Exercise: Each line in the entries below that holds the string "this" is to be listed.

Input records:
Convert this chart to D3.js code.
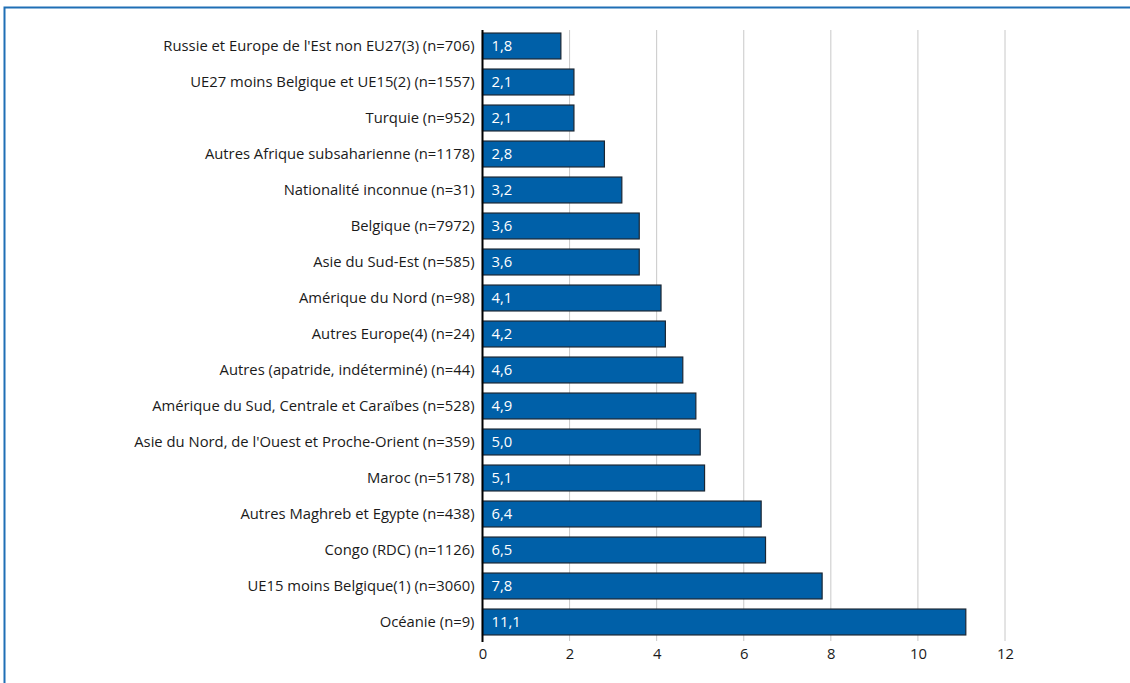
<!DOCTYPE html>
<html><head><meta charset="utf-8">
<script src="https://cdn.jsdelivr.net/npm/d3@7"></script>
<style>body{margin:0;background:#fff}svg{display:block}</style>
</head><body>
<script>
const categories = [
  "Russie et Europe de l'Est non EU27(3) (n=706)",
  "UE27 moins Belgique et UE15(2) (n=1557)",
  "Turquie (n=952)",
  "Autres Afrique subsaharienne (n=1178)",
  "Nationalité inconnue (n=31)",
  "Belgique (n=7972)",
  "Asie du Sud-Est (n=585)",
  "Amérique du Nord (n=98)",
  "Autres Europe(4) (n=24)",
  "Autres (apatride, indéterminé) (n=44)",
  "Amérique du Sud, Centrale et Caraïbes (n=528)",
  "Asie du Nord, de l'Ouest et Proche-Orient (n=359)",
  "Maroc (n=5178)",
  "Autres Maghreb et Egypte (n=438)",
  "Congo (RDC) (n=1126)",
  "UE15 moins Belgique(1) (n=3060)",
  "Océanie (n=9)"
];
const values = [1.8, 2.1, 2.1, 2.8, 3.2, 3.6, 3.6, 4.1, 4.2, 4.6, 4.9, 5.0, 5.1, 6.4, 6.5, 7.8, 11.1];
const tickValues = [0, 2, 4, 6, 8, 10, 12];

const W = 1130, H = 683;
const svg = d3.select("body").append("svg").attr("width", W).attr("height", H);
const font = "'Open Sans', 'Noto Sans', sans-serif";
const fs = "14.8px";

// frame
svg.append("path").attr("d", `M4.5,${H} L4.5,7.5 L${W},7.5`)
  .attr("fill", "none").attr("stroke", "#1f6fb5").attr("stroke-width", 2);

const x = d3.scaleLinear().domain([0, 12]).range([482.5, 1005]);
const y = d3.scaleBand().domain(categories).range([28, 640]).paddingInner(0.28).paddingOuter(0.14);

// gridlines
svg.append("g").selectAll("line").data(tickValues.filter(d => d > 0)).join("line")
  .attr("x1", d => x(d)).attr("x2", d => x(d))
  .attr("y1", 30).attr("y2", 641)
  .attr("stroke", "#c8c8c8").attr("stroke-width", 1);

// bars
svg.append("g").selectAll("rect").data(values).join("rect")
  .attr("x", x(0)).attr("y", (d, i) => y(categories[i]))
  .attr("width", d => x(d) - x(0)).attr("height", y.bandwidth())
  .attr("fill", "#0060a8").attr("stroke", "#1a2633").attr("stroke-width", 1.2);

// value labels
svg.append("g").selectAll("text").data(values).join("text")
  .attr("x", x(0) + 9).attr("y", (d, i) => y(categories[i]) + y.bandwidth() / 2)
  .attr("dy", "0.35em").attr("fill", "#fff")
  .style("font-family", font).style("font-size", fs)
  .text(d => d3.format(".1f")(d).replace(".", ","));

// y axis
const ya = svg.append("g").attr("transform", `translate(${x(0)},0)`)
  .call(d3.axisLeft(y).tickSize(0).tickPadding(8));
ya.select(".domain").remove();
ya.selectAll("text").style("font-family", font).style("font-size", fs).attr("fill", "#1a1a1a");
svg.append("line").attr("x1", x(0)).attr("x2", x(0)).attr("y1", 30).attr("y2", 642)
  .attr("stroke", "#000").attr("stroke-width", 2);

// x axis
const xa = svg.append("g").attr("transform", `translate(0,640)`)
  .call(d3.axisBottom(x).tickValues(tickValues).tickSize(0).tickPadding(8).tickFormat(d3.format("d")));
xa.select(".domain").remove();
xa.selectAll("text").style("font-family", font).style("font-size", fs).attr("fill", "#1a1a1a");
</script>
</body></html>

==

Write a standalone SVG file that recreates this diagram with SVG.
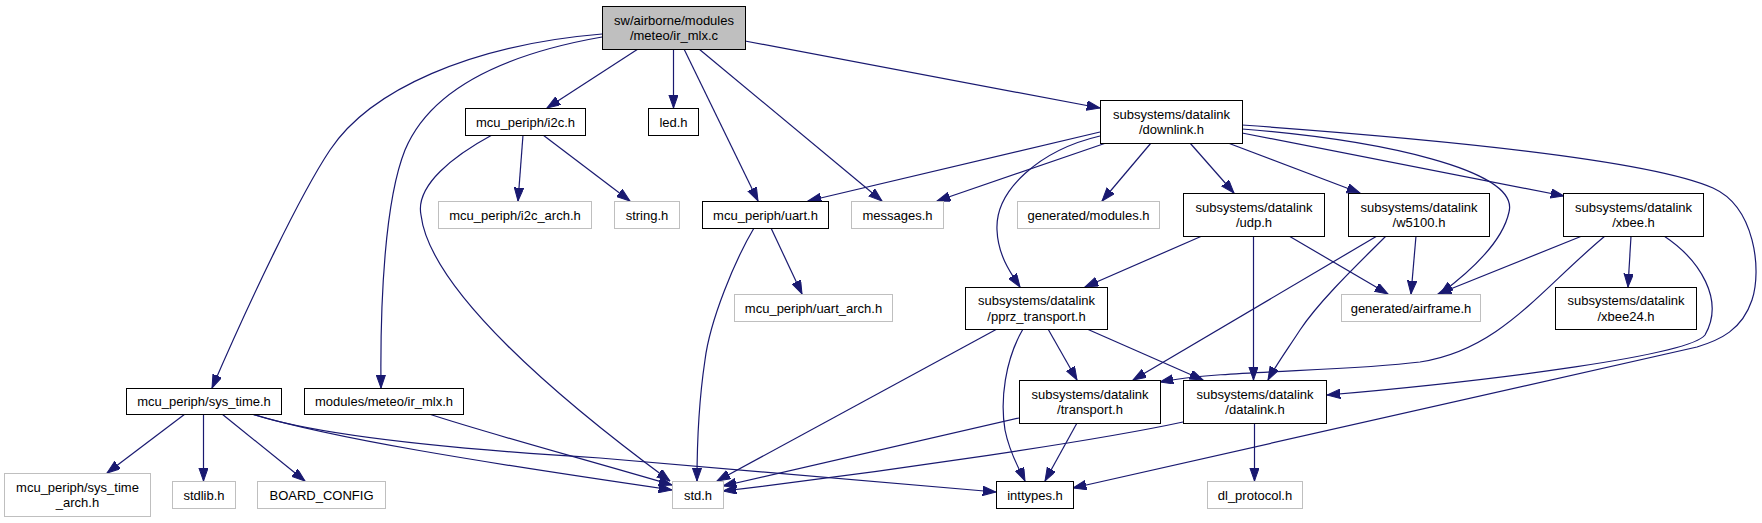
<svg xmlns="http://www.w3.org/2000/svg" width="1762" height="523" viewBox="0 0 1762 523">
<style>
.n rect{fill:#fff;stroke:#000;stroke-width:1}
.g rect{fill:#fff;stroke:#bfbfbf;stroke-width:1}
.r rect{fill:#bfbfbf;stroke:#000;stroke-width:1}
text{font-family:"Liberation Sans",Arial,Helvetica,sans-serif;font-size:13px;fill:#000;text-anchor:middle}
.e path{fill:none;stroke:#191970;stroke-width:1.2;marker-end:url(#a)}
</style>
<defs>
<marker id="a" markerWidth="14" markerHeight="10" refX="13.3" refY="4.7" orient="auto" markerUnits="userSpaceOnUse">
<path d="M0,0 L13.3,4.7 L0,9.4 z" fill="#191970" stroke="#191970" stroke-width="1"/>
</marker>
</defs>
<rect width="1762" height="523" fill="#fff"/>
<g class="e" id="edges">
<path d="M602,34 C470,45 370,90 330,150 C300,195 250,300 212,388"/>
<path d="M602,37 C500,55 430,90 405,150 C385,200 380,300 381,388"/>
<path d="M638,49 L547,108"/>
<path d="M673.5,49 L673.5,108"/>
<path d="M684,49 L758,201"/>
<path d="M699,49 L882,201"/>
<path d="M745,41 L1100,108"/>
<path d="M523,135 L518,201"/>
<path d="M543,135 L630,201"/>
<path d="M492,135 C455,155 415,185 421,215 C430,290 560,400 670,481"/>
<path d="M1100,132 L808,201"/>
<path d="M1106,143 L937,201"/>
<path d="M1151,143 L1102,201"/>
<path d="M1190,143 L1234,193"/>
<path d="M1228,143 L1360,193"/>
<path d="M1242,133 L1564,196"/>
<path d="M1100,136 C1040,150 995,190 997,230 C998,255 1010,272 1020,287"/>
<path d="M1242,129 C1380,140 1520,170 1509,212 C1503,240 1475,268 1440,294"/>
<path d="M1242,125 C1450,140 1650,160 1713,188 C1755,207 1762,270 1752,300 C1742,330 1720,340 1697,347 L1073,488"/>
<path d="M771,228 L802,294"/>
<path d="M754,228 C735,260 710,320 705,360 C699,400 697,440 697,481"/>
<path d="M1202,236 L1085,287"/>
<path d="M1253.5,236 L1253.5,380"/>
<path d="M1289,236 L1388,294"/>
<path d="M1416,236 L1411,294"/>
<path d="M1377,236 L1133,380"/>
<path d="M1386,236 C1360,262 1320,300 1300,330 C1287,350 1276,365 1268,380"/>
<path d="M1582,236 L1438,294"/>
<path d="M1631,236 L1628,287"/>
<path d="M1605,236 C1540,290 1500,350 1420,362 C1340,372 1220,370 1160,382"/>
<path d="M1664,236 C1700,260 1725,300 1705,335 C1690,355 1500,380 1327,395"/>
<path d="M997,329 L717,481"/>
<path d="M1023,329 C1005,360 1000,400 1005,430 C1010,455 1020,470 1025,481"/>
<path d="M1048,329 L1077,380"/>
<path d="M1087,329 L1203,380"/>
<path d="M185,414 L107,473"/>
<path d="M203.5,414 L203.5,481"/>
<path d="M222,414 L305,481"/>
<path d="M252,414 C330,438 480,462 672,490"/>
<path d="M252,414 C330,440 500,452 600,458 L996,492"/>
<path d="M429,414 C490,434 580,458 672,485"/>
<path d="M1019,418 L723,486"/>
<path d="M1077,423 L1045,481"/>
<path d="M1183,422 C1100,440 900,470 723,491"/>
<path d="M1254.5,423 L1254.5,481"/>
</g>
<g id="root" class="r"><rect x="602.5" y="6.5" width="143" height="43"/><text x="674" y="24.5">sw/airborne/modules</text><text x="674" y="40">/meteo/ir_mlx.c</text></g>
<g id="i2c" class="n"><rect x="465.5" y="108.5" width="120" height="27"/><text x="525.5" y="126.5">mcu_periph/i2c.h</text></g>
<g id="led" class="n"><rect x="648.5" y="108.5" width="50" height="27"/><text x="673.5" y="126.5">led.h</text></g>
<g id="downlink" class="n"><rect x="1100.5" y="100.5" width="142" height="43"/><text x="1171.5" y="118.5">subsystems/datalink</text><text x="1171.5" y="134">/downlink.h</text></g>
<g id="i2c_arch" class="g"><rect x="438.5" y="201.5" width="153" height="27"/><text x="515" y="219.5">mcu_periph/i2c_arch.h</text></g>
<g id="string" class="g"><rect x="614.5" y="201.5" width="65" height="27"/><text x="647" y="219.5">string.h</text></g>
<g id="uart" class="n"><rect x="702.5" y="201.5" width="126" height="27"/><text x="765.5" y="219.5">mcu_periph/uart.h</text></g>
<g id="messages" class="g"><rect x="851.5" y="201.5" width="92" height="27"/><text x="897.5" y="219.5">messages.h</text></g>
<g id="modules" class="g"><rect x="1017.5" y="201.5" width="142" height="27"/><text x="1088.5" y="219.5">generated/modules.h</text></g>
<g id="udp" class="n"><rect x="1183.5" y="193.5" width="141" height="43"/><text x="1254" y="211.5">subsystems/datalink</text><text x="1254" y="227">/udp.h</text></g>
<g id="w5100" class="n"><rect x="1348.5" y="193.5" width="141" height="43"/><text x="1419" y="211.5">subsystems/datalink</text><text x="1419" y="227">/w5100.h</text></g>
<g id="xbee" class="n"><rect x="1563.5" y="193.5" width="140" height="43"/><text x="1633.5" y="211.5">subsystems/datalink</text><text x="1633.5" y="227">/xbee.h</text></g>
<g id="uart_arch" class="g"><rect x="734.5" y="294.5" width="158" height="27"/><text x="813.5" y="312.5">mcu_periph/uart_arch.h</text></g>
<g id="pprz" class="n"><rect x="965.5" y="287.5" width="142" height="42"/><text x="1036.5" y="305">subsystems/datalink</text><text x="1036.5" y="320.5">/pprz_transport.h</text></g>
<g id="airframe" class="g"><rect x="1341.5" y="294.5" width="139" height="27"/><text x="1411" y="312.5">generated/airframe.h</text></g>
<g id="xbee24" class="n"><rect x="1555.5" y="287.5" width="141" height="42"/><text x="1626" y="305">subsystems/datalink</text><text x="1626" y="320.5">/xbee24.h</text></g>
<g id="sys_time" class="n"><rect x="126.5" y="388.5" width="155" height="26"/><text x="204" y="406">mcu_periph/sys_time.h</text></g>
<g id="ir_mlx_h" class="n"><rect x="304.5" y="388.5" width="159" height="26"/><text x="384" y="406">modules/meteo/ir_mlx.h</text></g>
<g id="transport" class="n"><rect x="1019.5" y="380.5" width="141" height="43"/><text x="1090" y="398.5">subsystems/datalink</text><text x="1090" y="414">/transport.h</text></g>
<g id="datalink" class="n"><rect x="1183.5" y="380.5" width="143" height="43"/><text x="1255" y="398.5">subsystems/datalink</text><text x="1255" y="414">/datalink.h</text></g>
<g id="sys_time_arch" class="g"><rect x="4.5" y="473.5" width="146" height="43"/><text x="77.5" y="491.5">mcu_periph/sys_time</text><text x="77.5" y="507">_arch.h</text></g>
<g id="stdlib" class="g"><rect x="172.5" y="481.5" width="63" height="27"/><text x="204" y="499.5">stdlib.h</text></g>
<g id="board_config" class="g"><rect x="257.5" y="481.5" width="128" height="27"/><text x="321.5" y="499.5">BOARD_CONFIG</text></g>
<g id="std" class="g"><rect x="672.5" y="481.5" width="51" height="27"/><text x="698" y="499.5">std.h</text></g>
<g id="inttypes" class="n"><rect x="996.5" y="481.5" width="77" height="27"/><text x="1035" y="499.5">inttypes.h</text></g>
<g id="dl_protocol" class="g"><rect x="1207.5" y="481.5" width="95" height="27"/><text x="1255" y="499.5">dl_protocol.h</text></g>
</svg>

Result of the exercise:
Convert this chart to D3.js code.
Write a standalone SVG file that recreates this diagram with SVG.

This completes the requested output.